Saturday of the 32nd Week in Ordinary Time
Wisdom 18:14-16,19:6-9; Psalm 104; Luke 18:1-8
There was once a frog that fell into a bucket of milk. The sides of the bucket were too steep for it to climb out and too high for it to jump out. It was trapped but it never stopped trying to jump out, kicking and struggling in the milk even when it was exhausted. After a long time, it tiredly managed to jump out. Apparently the kicking and struggling of the frog had churned the mile into butter and that gave it a solid base from which to jump out of the bucket. This somewhat unbelievable story gives us a very good illustration of what tenacity actually. Tenacity comes from the Latin tenacitas which means to ‘grip hard’. It’s all about determination to do something, to hold on to one’s goals and to strive to achieve it.
The Gospel for today reminds us of the need for determination, perseverance and tenacity in prayer. There are many instances of prayer in the Gospel of Luke (often referred to as the gospel of prayer) and this one shows why we should be tenacious and determined when we pray. If we can annoy someone into giving in to our demands just through our own tenacity, wouldn’t God who loves and provides for us do even more? We do believe this but sometimes we need a nudge in the right direction.
One might ask, why be tenacious? Won’t God give us what we need when we need it? I’ve no doubt that God will do that but perhaps the tenacity will allow us to grow more. Tenacity builds endurance in a person. If we’re tenacious and determined to get what we want, we’re willing to go through quite a bit to get it. It might mean more suffering or might require us to exert more effort to get it, much like the frog that had to endure kicking all that time to get out. In sports, we build endurance by training hard. In prayer, we are rewarded with deepening relationship with God as we gain more endurance from prayer.
More than just endurance, tenacity in prayer builds patience in us too. We realise that we cannot do things in half measures. Just as the woman seeking justice would not get it if she gave up, our tenacity in prayer will allow us to be more patient in waiting for God to come close to us as we pray. We need to realise that things do not happen according to our wishes but according to God’s. What we pray for will happen but in God’s time – a truism but something that I’ve felt in life too. A wise spiritual directer always reminded me of that fact every time I got impatient and tried to get him to tell me what to do.
The 1st reading from the book of Wisdom gives us further insight into this. The exodus event and all the wondrous deeds of God (like the passover, the pillar of clouds, the crossing of the red sea) remind us that God does indeed work in the world. Though the people of Israel suffered, they endured and believed in the possibility of freedom and were duly rewarded. Tenacity alone does not bring us to what we need – we still need grace to be able to reach where God wants us to be. We need faith that the grace will come and the patience to know that we sometimes have to wait.
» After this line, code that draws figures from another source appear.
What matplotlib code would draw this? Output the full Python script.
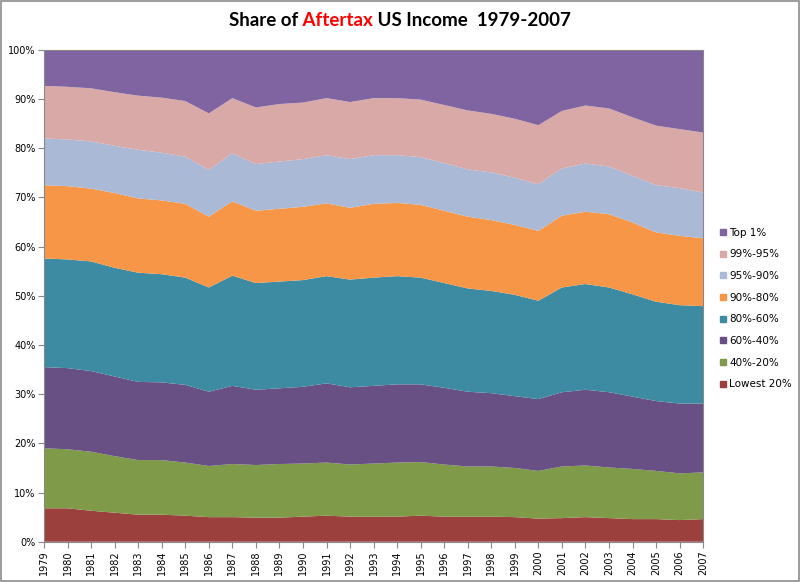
import numpy as np
import matplotlib
matplotlib.use("Agg")
import matplotlib.pyplot as plt
from matplotlib.lines import Line2D
from matplotlib.patches import Rectangle

# --- data: share of after-tax income (%) ---
years = list(range(1979, 2008))

lowest_20 = [6.8, 6.8, 6.3, 5.9, 5.5, 5.5, 5.3, 5.0, 5.0, 4.9, 4.9, 5.1, 5.3, 5.1, 5.1,
             5.1, 5.3, 5.1, 5.1, 5.1, 5.0, 4.7, 4.8, 5.0, 4.8, 4.6, 4.6, 4.4, 4.6]
q_40_20 = [12.2, 12.0, 12.0, 11.5, 11.1, 11.1, 10.8, 10.4, 10.8, 10.7, 10.9, 10.8, 10.8, 10.6, 10.8,
           11.0, 10.9, 10.6, 10.2, 10.2, 10.0, 9.7, 10.5, 10.5, 10.3, 10.2, 9.8, 9.5, 9.5]
q_60_40 = [16.5, 16.5, 16.4, 16.2, 15.9, 15.8, 15.8, 15.1, 15.9, 15.3, 15.4, 15.6, 16.1, 15.7, 15.8,
           15.9, 15.8, 15.6, 15.2, 14.9, 14.6, 14.6, 15.1, 15.4, 15.3, 14.7, 14.2, 14.2, 14.0]
q_80_60 = [22.1, 22.1, 22.3, 22.1, 22.2, 22.0, 21.8, 21.2, 22.4, 21.7, 21.7, 21.7, 21.8, 21.9, 22.0,
           22.0, 21.7, 21.3, 21.0, 20.8, 20.6, 20.0, 21.3, 21.5, 21.3, 20.8, 20.2, 20.0, 19.8]
p_90_80 = [14.9, 14.9, 14.8, 15.2, 15.1, 15.0, 15.0, 14.4, 15.1, 14.7, 14.8, 14.9, 14.8, 14.6, 15.0,
           14.9, 14.8, 14.7, 14.6, 14.4, 14.2, 14.2, 14.6, 14.7, 14.9, 14.6, 14.1, 14.1, 13.8]
p_95_90 = [9.5, 9.5, 9.6, 9.6, 9.9, 9.7, 9.6, 9.5, 9.8, 9.5, 9.6, 9.7, 9.8, 9.9, 9.9,
           9.7, 9.7, 9.7, 9.6, 9.7, 9.6, 9.5, 9.6, 9.8, 9.7, 9.5, 9.6, 9.7, 9.3]
p_99_95 = [10.7, 10.7, 10.8, 10.9, 11.0, 11.2, 11.3, 11.5, 11.2, 11.5, 11.7, 11.5, 11.6, 11.6, 11.6,
           11.6, 11.7, 11.8, 12.0, 11.9, 12.0, 12.0, 11.7, 11.8, 11.8, 11.9, 12.1, 12.0, 12.2]
top_1 = [7.3, 7.5, 7.8, 8.6, 9.3, 9.7, 10.4, 12.9, 9.8, 11.7, 11.0, 10.7, 9.8, 10.6, 9.8,
         9.8, 10.1, 11.2, 12.3, 13.0, 14.0, 15.3, 12.4, 11.3, 11.9, 13.7, 15.4, 16.1, 16.8]

labels = ["Lowest 20%", "40%-20%", "60%-40%", "80%-60%", "90%-80%", "95%-90%", "99%-95%", "Top 1%"]
colors = ["#9C403D", "#7F9A48", "#684F84", "#3C8BA2", "#F79646", "#AAB9D6", "#D9A9A8", "#8064A2"]

series = np.array([lowest_20, q_40_20, q_60_40, q_80_60, p_90_80, p_95_90, p_99_95, top_1])
# normalise to a 100% stack like the spreadsheet chart
series = series / series.sum(axis=0) * 100

fig = plt.figure(figsize=(8.0, 5.82), dpi=100)
fig.patches.append(Rectangle((0.001, 0.001), 0.998, 0.998, transform=fig.transFigure,
                             fill=False, edgecolor="#8c8c8c", lw=1.2))
ax = fig.add_axes([0.055, 0.0692, 0.824, 0.845])

ax.stackplot(years, series, colors=colors, linewidth=0)

ax.set_xlim(years[0], years[-1])
ax.set_ylim(0, 100)
ax.set_yticks(np.arange(0, 101, 10))
ax.set_yticklabels([f"{v}%" for v in range(0, 101, 10)], fontsize=7)
ax.set_xticks(years)
ax.set_xticklabels([str(y) for y in years], rotation=90, fontsize=7)
ax.tick_params(axis="both", direction="out", length=4, width=0.8, color="#888888", pad=2)
for s in ax.spines.values():
    s.set_color("#888888")
    s.set_linewidth(0.8)

# legend, top entry first
handles = [Line2D([], [], marker="s", linestyle="", color=c, markersize=5)
           for c in colors[::-1]]
fig.legend(handles, labels[::-1], loc="center left", bbox_to_anchor=(0.892, 0.470),
           frameon=False, fontsize=7.5, labelspacing=1.12, handletextpad=0.1,
           handlelength=1.0, borderaxespad=0)

# title with a red word
parts = [("Share of", "black"), (" Aftertax", "red"), (" US Income  1979-2007", "black")]
fig.canvas.draw()
r = fig.canvas.get_renderer()
texts = []
for s, c in parts:
    t = fig.text(0, 0.965, s, color=c, fontsize=13.5, fontweight="bold",
                 family="Lato", ha="left", va="center")
    texts.append(t)
widths = [t.get_window_extent(r).width for t in texts]
x = 0.5 * fig.bbox.width - sum(widths) / 2
for t, w in zip(texts, widths):
    t.set_x(x / fig.bbox.width)
    x += w

fig.savefig("out.png", dpi=100)
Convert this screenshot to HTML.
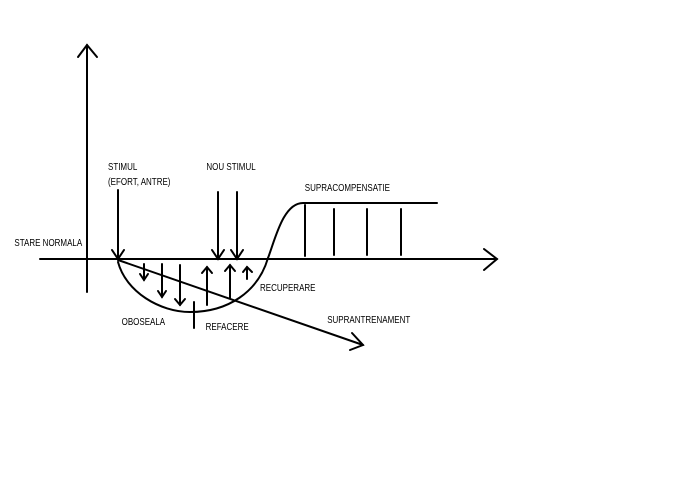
<!DOCTYPE html>
<html><head><style>
html,body{margin:0;padding:0;background:#fff;}
svg text{font-family:"Liberation Sans",sans-serif;font-size:10px;fill:#000;}
</style></head><body>
<svg width="696" height="473" viewBox="0 0 696 473" xmlns="http://www.w3.org/2000/svg">
<g stroke="#000" stroke-width="2" fill="none" stroke-linecap="round">
<line x1="40" y1="259" x2="497" y2="259"/>
<polyline points="484,249 497,259 484,270"/>
<line x1="87" y1="45" x2="87" y2="292"/>
<polyline points="78,57 87,45 97,57"/>
<line x1="118" y1="190" x2="118" y2="259"/>
<polyline points="112,250 118,259 124,250"/>
<line x1="218" y1="192" x2="218" y2="259"/>
<polyline points="212,250 218,259 224,250"/>
<line x1="237" y1="192" x2="237" y2="259"/>
<polyline points="231,250 237,259 243,250"/>
<path d="M118,262 C126,292 160,312 190,312 C228,312 258,292 268,258"/>
<path d="M268,258 C275,240 283,203 303,203 L437,203"/>
<line x1="305" y1="205" x2="305" y2="256"/>
<line x1="334" y1="209" x2="334" y2="255"/>
<line x1="367" y1="209" x2="367" y2="255"/>
<line x1="401" y1="209" x2="401" y2="255"/>
<line x1="144" y1="264" x2="144" y2="280"/><polyline points="140,274 144,280 148,274"/>
<line x1="162" y1="264" x2="162" y2="297"/><polyline points="158,291 162,297 166,291"/>
<line x1="180" y1="265" x2="180" y2="305"/><polyline points="175,299 180,305 185,299"/>
<line x1="207" y1="305" x2="207" y2="267"/><polyline points="202,273 207,267 212,273"/>
<line x1="230" y1="298" x2="230" y2="265"/><polyline points="225,271 230,265 235,271"/>
<line x1="247" y1="279" x2="247" y2="267"/><polyline points="243,272 247,267 252,272"/>
<line x1="194" y1="302" x2="194" y2="328"/>
<line x1="118" y1="260" x2="363" y2="345"/>
<polyline points="352,333 363,345 350,350"/>
</g>
<g transform="scale(0.8,1)">
<text x="135" y="170">STIMUL</text>
<text x="135" y="185">(EFORT, ANTRE)</text>
<text x="258" y="170">NOU STIMUL</text>
<text x="18" y="246">STARE NORMALA</text>
<text x="381" y="191">SUPRACOMPENSATIE</text>
<text x="325" y="291">RECUPERARE</text>
<text x="409" y="323">SUPRANTRENAMENT</text>
<text x="152" y="325">OBOSEALA</text>
<text x="257" y="330">REFACERE</text>
</g>
</svg>
</body></html>
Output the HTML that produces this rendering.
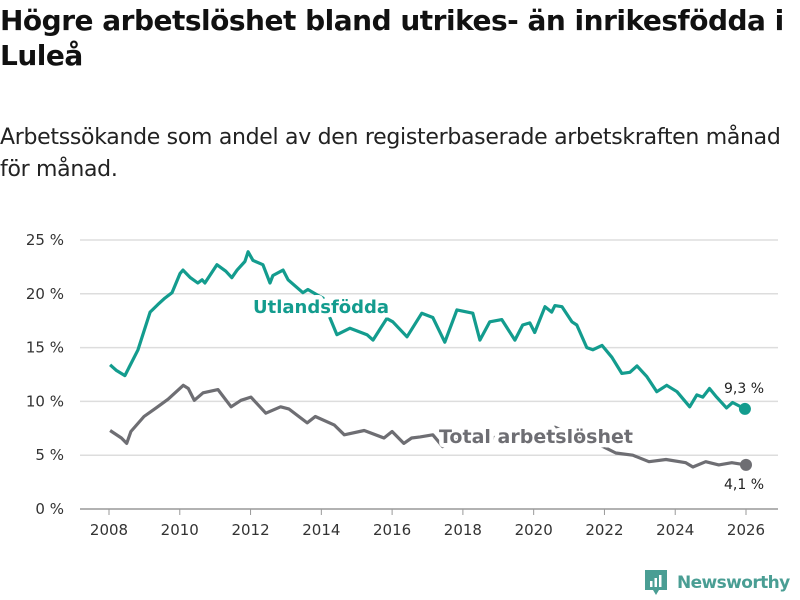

Tenacity changes us and strengthens us. As we pray more, and ask more for what we want, we begin to realise that our prayers get transformed slowly. We realise that prayer becomes less selfish and personal and more other-regarding. We ask less for what we want but more of what we really need. We become more aware of how prayer builds bridges, not just with God but with each other as well. Through our complaining and constant asking for what we need from God, we also begin to realise that God is always there, ready to love us in all we do. We become assured that good things will indeed come. We just have to wait and be patient and continue to have faith.